La agenda de Belém estará atravesada por la tensión entre justicia climática y tecnocracia. Desde su declaración inaugural, los países en vías de desarrollo (G77 + China) marcaron una línea clara: sin financiamiento, no hay acción. El bloque de estos países demanda que las economías avanzadas tripliquen sus contribuciones antes de 2030 y cumplan con la recapitalización efectiva de los principales instrumentos financieros. Entre ellos el GEF, el Fondo Verde para el Clima, el Fondo de Adaptación y el nuevo Fondo de Pérdidas y Daños, esto como condición mínima para sostener la credibilidad del marco multilateral de acción climática.

El nuevo mecanismo de financiamiento climático (NCQG), fijado en la COP29 con en un mínimo de USD 300 mil millones anuales hacia 2035, representa un avance respecto a los 100 mil millones acordados en 2009, pero sigue siendo insuficiente frente a las necesidades estimadas, que superan el billón anual. Esto se suma al gran desafío de evitar que la acción climática se convierta en una crisis de deuda. Resulta crítico, ya que según datos de la OCDE, entre 2016 y 2020 el 75 % del financiamiento climático se entregó en forma de préstamos y no de subvenciones, profundizando el endeudamiento de las economías emergentes.

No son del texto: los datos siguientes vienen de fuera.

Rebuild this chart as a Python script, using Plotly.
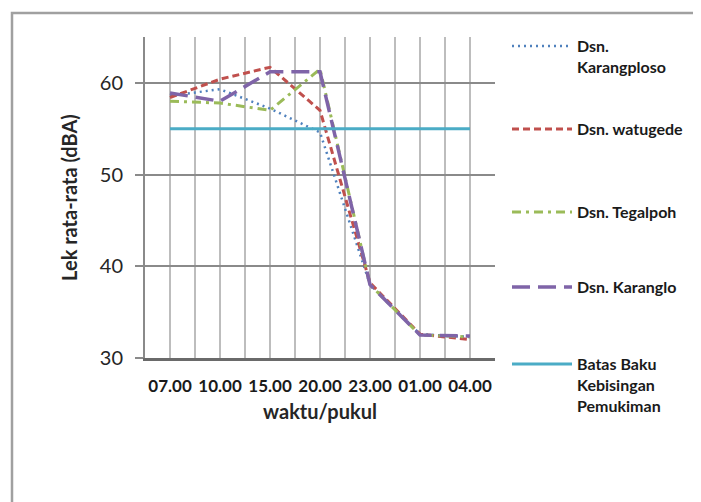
import plotly.graph_objects as go

# ---- data ----
times = ["07.00", "10.00", "15.00", "20.00", "23.00", "01.00", "04.00"]
karangploso = [58.6, 59.3, 57.2, 54.6, 38.0, 32.6, 32.3]
watugede = [58.4, 60.4, 61.7, 57.0, 38.2, 32.6, 32.0]
tegalpoh = [58.0, 57.8, 57.0, 61.5, 38.0, 32.5, 32.3]
karanglo = [58.9, 58.0, 61.2, 61.2, 38.0, 32.5, 32.4]
batas_baku = [55, 55, 55, 55, 55, 55, 55]
y_ticks = [30, 40, 50, 60]

x = list(range(len(times)))
FONT = "Lato"

series = [
    ("Dsn.<br>Karangploso", karangploso, "#4F81BD", 2.5, "2px,4px", "legend"),
    ("Dsn. watugede", watugede, "#C0504D", 3, "7px,4px", "legend2"),
    ("Dsn. Tegalpoh", tegalpoh, "#9BBB59", 3, "9px,5px,3px,5px", "legend3"),
    ("Dsn. Karanglo", karanglo, "#7F64A8", 3.5, "18px,8px", "legend4"),
    ("Batas Baku<br>Kebisingan<br>Pemukiman", batas_baku, "#4BACC6", 3, "solid", "legend5"),
]

fig = go.Figure()
for name, vals, color, width, dash, leg in series:
    fig.add_trace(go.Scatter(
        x=x, y=vals, name=name, mode="lines",
        line=dict(color=color, width=width, dash=dash),
        legend=leg,
    ))

# page has an 8px body margin; work in page pixels and convert
OFF = 8
W, H = 701 - OFF, 502 - OFF
L, R, T, B = 145 - OFF, 495 - OFF, 37 - OFF, 358 - OFF
def px(xp):
    return (xp - OFF - L) / (R - L)
def py(yp):
    return (B - (yp - OFF)) / (B - T)

leg_common = dict(
    xanchor="left", yanchor="top", bgcolor="rgba(0,0,0,0)",
    font=dict(family=FONT, size=16, color="#1a1a1a", weight="bold"),
    itemwidth=60, valign="top", borderwidth=0,
)
leg_x = px(507)
legend_tops = [29, 112, 195, 270, 347]
layout_legends = {}
for i, top in enumerate(legend_tops):
    key = "legend" if i == 0 else f"legend{i+1}"
    layout_legends[key] = dict(x=leg_x, y=py(top), **leg_common)

fig.update_layout(
    width=W, height=H,
    margin=dict(l=L, r=W - R, t=T, b=H - B, pad=0),
    paper_bgcolor="white", plot_bgcolor="white",
    showlegend=True,
    **layout_legends,
    xaxis=dict(
        range=[-0.5, len(times) - 0.5],
        tickmode="array", tickvals=x, ticktext=times,
        showgrid=True, gridcolor="#bdbdbd", gridwidth=1.5,
        minor=dict(tickmode="array", tickvals=[i - 0.5 for i in range(len(times) + 1)],
                   showgrid=True, gridcolor="#bdbdbd", gridwidth=1.5, ticks=""),
        showline=True, linecolor="#6a6a6a", linewidth=3,
        ticks="", zeroline=False,
        tickfont=dict(family=FONT, size=17, color="#1a1a1a", weight="bold"),
        ticklabelstandoff=11,
        title=dict(text="waktu/pukul", standoff=10,
                   font=dict(family=FONT, size=20, color="#262626", weight="bold")),
    ),
    yaxis=dict(
        range=[30, 65],
        tickmode="array", tickvals=y_ticks,
        showgrid=True, gridcolor="#8a8a8a", gridwidth=1.5,
        showline=True, linecolor="#8a8a8a", linewidth=2,
        ticks="outside", ticklen=8, tickcolor="#8a8a8a", tickwidth=1.5,
        zeroline=False,
        tickfont=dict(family=FONT, size=20, color="#262626"),
        ticklabelstandoff=8,
        title=dict(text="Lek rata-rata (dBA)", standoff=17,
                   font=dict(family=FONT, size=20, color="#262626", weight="bold")),
    ),
    shapes=[dict(type="rect", xref="paper", yref="paper",
                 x0=px(12), x1=px(720), y0=py(520), y1=py(13),
                 line=dict(color="#a0a0a0", width=2.5), layer="below")],
)

fig.write_html("out.html")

El Acuerdo de París, visto como una gran victoria del multilateralismo, se logró cuando existía cierta armonía que permitía un acuerdo global. Diez años más tarde, el escenario geopolítico se ha vuelto más complejo, dificultando que la acción climática avance según lo esperado. Uno de los elementos clave a preservar en las negociaciones climáticas es el principio de “responsabilidades comunes pero diferenciadas”, especialmente en una conferencia en América Latina. Nuestra región, responsable del 8 % de las emisiones globales de gases de efecto invernadero, es además altamente vulnerable al cambio climático.

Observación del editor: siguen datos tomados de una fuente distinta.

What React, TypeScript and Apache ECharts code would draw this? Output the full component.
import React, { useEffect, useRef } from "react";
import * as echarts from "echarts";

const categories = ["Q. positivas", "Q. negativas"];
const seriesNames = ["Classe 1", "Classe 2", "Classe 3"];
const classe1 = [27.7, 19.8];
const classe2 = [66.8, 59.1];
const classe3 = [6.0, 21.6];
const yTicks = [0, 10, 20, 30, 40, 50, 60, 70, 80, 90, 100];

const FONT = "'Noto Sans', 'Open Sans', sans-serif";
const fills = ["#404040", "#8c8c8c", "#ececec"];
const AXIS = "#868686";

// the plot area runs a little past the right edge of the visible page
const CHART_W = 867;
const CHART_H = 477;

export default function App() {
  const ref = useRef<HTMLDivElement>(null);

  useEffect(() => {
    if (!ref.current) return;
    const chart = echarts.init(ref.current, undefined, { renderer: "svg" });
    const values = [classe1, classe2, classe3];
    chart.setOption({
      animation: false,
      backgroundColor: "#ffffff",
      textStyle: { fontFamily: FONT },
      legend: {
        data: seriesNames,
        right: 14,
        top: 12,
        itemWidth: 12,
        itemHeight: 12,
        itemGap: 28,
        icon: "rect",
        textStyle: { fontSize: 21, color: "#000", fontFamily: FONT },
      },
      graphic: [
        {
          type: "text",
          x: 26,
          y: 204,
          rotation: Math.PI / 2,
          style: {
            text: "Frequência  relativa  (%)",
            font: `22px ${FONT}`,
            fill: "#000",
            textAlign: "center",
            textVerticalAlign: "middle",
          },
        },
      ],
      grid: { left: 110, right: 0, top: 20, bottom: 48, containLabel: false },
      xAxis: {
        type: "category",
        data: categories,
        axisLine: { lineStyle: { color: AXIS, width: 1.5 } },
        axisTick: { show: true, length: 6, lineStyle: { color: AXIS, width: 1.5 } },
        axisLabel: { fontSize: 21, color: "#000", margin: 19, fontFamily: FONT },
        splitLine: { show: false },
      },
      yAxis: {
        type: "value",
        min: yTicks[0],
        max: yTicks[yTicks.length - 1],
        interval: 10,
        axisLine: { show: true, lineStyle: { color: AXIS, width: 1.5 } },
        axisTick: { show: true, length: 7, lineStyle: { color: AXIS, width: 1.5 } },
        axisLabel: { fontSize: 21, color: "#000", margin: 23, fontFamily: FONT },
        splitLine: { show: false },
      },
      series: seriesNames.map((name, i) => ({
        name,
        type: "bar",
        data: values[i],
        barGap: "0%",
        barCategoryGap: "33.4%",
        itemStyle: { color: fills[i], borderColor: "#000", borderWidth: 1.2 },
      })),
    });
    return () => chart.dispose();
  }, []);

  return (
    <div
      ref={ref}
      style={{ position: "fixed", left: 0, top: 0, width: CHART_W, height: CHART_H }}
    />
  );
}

América Latina llega a esta COP atrapada entre sus características de ser economías exportadoras de recursos naturales y la urgencia de transformarlas hacia modelos más diversificados. La paradoja es que los países con mayor biodiversidad y potencial de energías renovables son también los más vulnerables a los impactos del cambio climático y a la volatilidad política interna. La región enfrenta riesgos ecológicos crecientes, como pérdida de bosques, degradación de suelos y estrés hídrico, que afectan directamente sectores productivos estratégicos como la agricultura, la pesca y la silvicultura. La dependencia económica de la exportación de materias primas limita la capacidad de invertir en adaptación y transición energética, generando un círculo de vulnerabilidad socioeconómica y ambiental que exige políticas integradas de conservación, transformación productiva y gestión de riesgos climáticos.

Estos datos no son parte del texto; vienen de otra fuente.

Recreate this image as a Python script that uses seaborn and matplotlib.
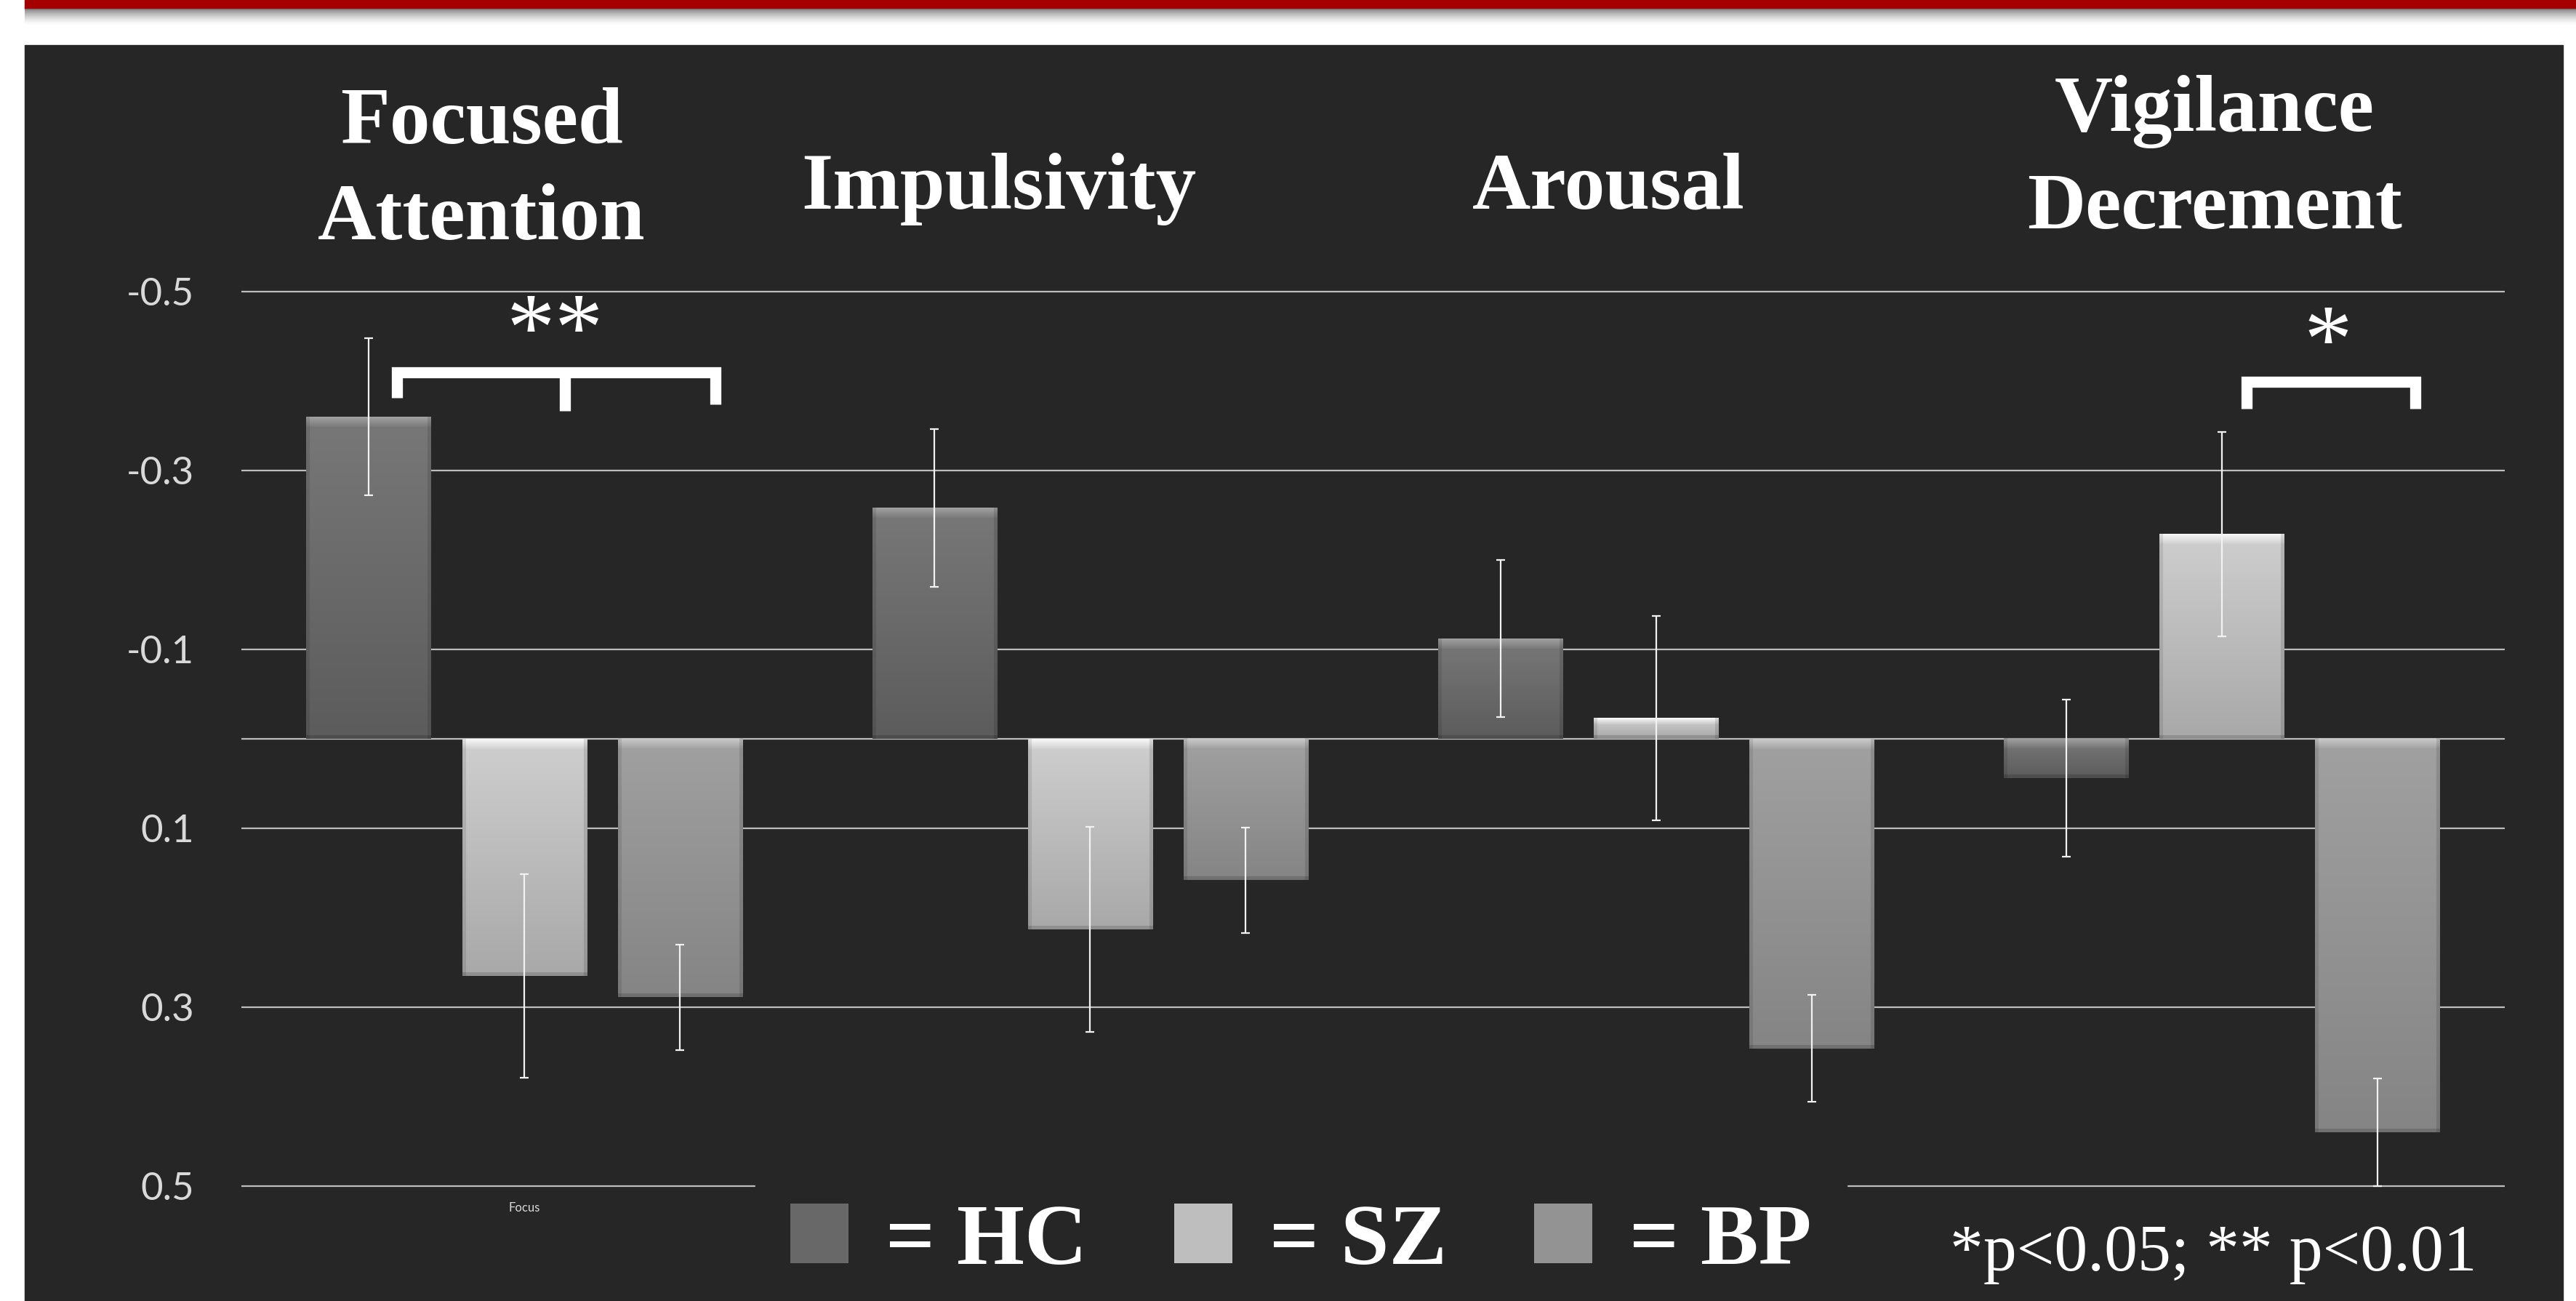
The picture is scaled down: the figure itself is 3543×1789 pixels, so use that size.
import numpy as np
import pandas as pd
import matplotlib
matplotlib.use("Agg")
import matplotlib.pyplot as plt
import seaborn as sns
from matplotlib.patches import Rectangle, Patch
from matplotlib.font_manager import FontProperties

# =====================================================
# Data
# =====================================================

categories = ["Focused\nAttention", "Impulsivity", "Arousal", "Vigilance\nDecrement"]
groups = ["HC", "SZ", "BP"]

hc_values = [-0.360, -0.258, -0.112, 0.044]
sz_values = [0.265, 0.213, -0.023, -0.229]
bp_values = [0.289, 0.158, 0.346, 0.440]

hc_errors = [0.088, 0.088, 0.088, 0.088]
sz_errors = [0.114, 0.115, 0.114, 0.114]
bp_errors = [0.059, 0.059, 0.060, 0.060]

tick_labels = ["Focus", "", "", ""]
y_ticks = [-0.5, -0.3, -0.1, 0.1, 0.3, 0.5]
legend_labels = ["= HC", "= SZ", "= BP"]
note_text = "*p<0.05; ** p<0.01"

# =====================================================
# Styles
# =====================================================

BG = "#262626"
GRID = "#bdbdbd"
palette = {"HC": "#686868", "SZ": "#bebebe", "BP": "#939393"}
shades = {
    "HC": ((0.47, 0.47, 0.47), (0.36, 0.36, 0.36)),
    "SZ": ((0.81, 0.81, 0.81), (0.66, 0.66, 0.66)),
    "BP": ((0.63, 0.63, 0.63), (0.52, 0.52, 0.52)),
}

sns.set_theme(style="dark", rc={"axes.facecolor": BG, "figure.facecolor": "white"})
plt.rcParams["font.family"] = ["Lato", "DejaVu Sans"]
serif_bold = ["Liberation Serif", "DejaVu Serif"]

df = pd.DataFrame({
    "category": categories * 3,
    "group": [g for g in groups for _ in categories],
    "value": hc_values + sz_values + bp_values,
    "error": hc_errors + sz_errors + bp_errors,
})

# =====================================================
# Figure and background panel
# =====================================================

W, H = 3543, 1789
fig = plt.figure(figsize=(W / 100, H / 100), dpi=100, facecolor="white")

fig.patches.append(Rectangle((34 / W, 0), (3525 - 34) / W, 1 - 62 / H,
                             transform=fig.transFigure, color=BG, zorder=-5))
fig.patches.append(Rectangle((34 / W, 1 - 12 / H), 1 - 34 / W, 12 / H,
                             transform=fig.transFigure, color="#a50000", zorder=-4))
for i in range(22):
    fig.patches.append(Rectangle((34 / W, 1 - (13 + i) / H), 1 - 34 / W, 1 / H,
                                 transform=fig.transFigure, color="#7a7a7a",
                                 alpha=0.9 * (1 - i / 22) ** 1.5, lw=0, zorder=-4))

y_lo, y_hi = -0.51, 0.51
top_px = 1016 + y_lo * 1230
bot_px = 1016 + y_hi * 1230
ax = fig.add_axes([332 / W, 1 - bot_px / H, (3445 - 332) / W, (bot_px - top_px) / H])
ax.set_facecolor(BG)

# =====================================================
# Bars
# =====================================================

sns.barplot(
    data=df, x="category", y="value", hue="group",
    order=categories, hue_order=groups, palette=palette,
    width=0.825, gap=0.2, errorbar=None, legend=False,
    saturation=1, linewidth=0, ax=ax, zorder=3,
)

ax.set_xlim(-0.5, 3.5)
ax.set_ylim(y_hi, y_lo)

px_y = abs(ax.transData.transform((0, 1))[1] - ax.transData.transform((0, 0))[1])
px_x = abs(ax.transData.transform((1, 0))[0] - ax.transData.transform((0, 0))[0])

for group, container in zip(groups, ax.containers):
    top_c, bot_c = shades[group]
    errs = df[df["group"] == group]["error"].values
    vals = df[df["group"] == group]["value"].values
    centers = []
    for patch in container:
        x0, w = patch.get_x(), patch.get_width()
        y0, h = patch.get_y(), patch.get_height()
        centers.append(x0 + w / 2)
        y_top, y_bot = min(y0, y0 + h), max(y0, y0 + h)
        rows = max(int(round((y_bot - y_top) * px_y)), 4)
        cols = max(int(round(w * px_x)), 4)
        t = np.linspace(0, 1, rows)[:, None, None]
        img = np.array(top_c)[None, None, :] * (1 - t) + np.array(bot_c)[None, None, :] * t
        img = np.repeat(img, cols, axis=1)
        # soft bevel: light band fading down from the top edge
        bev = min(14, rows // 3)
        fade = np.linspace(0.16, 0.02, bev)[:, None, None]
        img[:bev] = np.clip(img[:bev] + fade, 0, 1)
        img[-5:] = img[-5:] * 0.85
        img[:, :5] = img[:, :5] * 0.9
        img[:, -5:] = img[:, -5:] * 0.88
        ax.imshow(img, extent=(x0, x0 + w, y_bot, y_top), origin="upper",
                  aspect="auto", interpolation="bilinear", zorder=3.5)
    ax.errorbar(centers, vals, yerr=errs, fmt="none", ecolor="#f2f2f2",
                elinewidth=1.6, capsize=4.5, capthick=1.6, zorder=5)

ax.set_xlim(-0.5, 3.5)
ax.set_ylim(y_hi, y_lo)

# =====================================================
# Axes styling
# =====================================================

ax.set_yticks(y_ticks)
ax.set_yticklabels([f"{v:.1f}" for v in y_ticks])
ax.yaxis.grid(True, color=GRID, lw=1.6)
ax.axhline(0, color=GRID, lw=1.6, zorder=2)
ax.set_axisbelow(True)
ax.tick_params(axis="y", length=0, pad=47, labelsize=38, labelcolor="#d9d9d9")
ax.set_xticks(range(len(categories)))
ax.set_xticklabels(tick_labels)
ax.tick_params(axis="x", length=0, pad=7, labelsize=12, labelcolor="#d9d9d9")
ax.set_xlabel("")
ax.set_ylabel("")
for s in ax.spines.values():
    s.set_visible(False)

# =====================================================
# Significance brackets
# =====================================================

ax.plot([-0.225, -0.225, 0.338, 0.338], [-0.381, -0.41, -0.41, -0.374],
        color="white", lw=11, solid_joinstyle="miter", solid_capstyle="butt", zorder=6)
ax.plot([0.072, 0.072], [-0.41, -0.367], color="white", lw=11,
        solid_capstyle="butt", zorder=6)
ax.text(0.054, -0.45, "**", ha="center", va="center", color="white",
        fontsize=96, family=serif_bold, zorder=6)

ax.plot([3.044, 3.044, 3.342, 3.342], [-0.369, -0.399, -0.399, -0.369],
        color="white", lw=11, solid_joinstyle="miter", solid_capstyle="butt", zorder=6)
ax.text(3.188, -0.437, "*", ha="center", va="center", color="white",
        fontsize=96, family=serif_bold, zorder=6)

# =====================================================
# Category titles
# =====================================================

title_kw = dict(color="white", fontsize=80, fontweight="bold", family=serif_bold,
                ha="center", linespacing=1.42)
fig.text(662 / W, 0.868, categories[0], va="center", **title_kw)
fig.text(1374 / W, 1 - 287 / H, categories[1], va="baseline", **title_kw)
fig.text(2212 / W, 1 - 287 / H, categories[2], va="baseline", **title_kw)
fig.text(3046 / W, 0.877, categories[3], va="center", **title_kw)

# =====================================================
# Legend and note
# =====================================================

handles = [Patch(facecolor=palette[g], edgecolor="none") for g in groups]
fig.legend(
    handles, legend_labels, loc="center left",
    bbox_to_anchor=((1087 - 48) / W, 1 - 1709 / H), ncol=3,
    prop=FontProperties(family="Liberation Serif", weight="bold", size=86),
    labelcolor="white", frameon=True, facecolor=BG, edgecolor=BG, framealpha=1,
    handlelength=0.67, handleheight=0.67, handletextpad=0.43,
    columnspacing=1.0, borderpad=0.4, borderaxespad=0, fancybox=False,
)

fig.text(2682 / W, 1 - 1747 / H, note_text, ha="left", va="baseline",
         color="white", fontsize=66, family=["Liberation Serif", "DejaVu Serif"])

fig.savefig("out.png", dpi=100, facecolor="white")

Pero el riesgo no es sólo discursivo. En Chile, por ejemplo, esto podría afectarnos especialmente en este periodo electoral. Elegir a un presidente que niegue o relativice la crisis climática tendría consecuencias directas sobre la capacidad del país para cumplir sus compromisos internacionales, atraer financiamiento verde y mantener una diplomacia climática activa. Chile pasaría de ser un actor con credibilidad técnica y liderazgo regional a convertirse en un eslabón débil dentro del bloque latinoamericano.

En un escenario donde el multilateralismo climático depende de la voluntad política de los Estados, una presidencia negacionista podría aislar al país, restringir su acceso a cooperación y financiamiento climático, y minar la confianza de los organismos internacionales. No se trata solo de reputación: está en juego la política pública y el futuro energético del país.El futuro de la acción climática se define tanto en la COP como en las decisiones políticas nacionales. Si Chile u otro país de América Latina elige gobiernos que niegan la ciencia o minimizan la urgencia del cambio climático, ningún encuentro internacional podrá garantizar resultados efectivos. Hoy, el principal desafío es político: decidir si seguimos confiando en un sistema que posterga la justicia y privilegia la retórica, o si desde el Sur construimos una arquitectura de cooperación sólida, capaz de convertir compromisos en acciones concretas y verificables.